Document Type

Essay

Publication Title

Saint Louis University Law Journal

Publication Date

2016

Volume

61

First Page

1

Abstract

(Excerpt)

In recent years, I have been writing about two increasingly salient labor and employment law issues: the presence of invisible labor and the rise of people analytics.' First, invisible labor could include emotion work, such as being a colleague's "work wife," or could include "identity work" that is time and effort spent on making others feel comfortable with the worker. Invisible labor might also include uncompensated time spent in "looking good" and "sounding right." It could also include instances where technology obscures work that is being done through a website platform or mobile application. The second trend is the increasing adoption of people analytics, which seeks to use data to quantify and analyze traits, experiences, and skills of employees. People analytics aims to promote more accurate measures about quantity and quality of work to hire, promote, and fire employees, rather than the unreliable and often biased "gut instinct" or anecdotal observation.
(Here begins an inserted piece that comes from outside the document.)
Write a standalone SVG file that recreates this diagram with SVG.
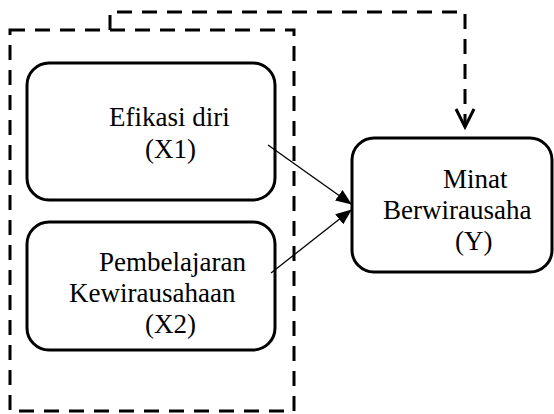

When contemplated together, however, the two issues of invisible labor and people analytics are an uneasy fit. The ability to quantify and analyze work data depends on that data being readily visible, in a manner that statistical metrics can accurately capture. If the factors that lead to success at work cannot be accurately measured by analytics, then analytics are of limited usefulness. Further, hidden and invisible labor are fundamentally concerning, especially when they serve to hide particular functions that workers take on for little or no pay. In some instances, such work is not even apparent to the workers themselves. Is it even possible to capture these forms of "missing" labor or workers?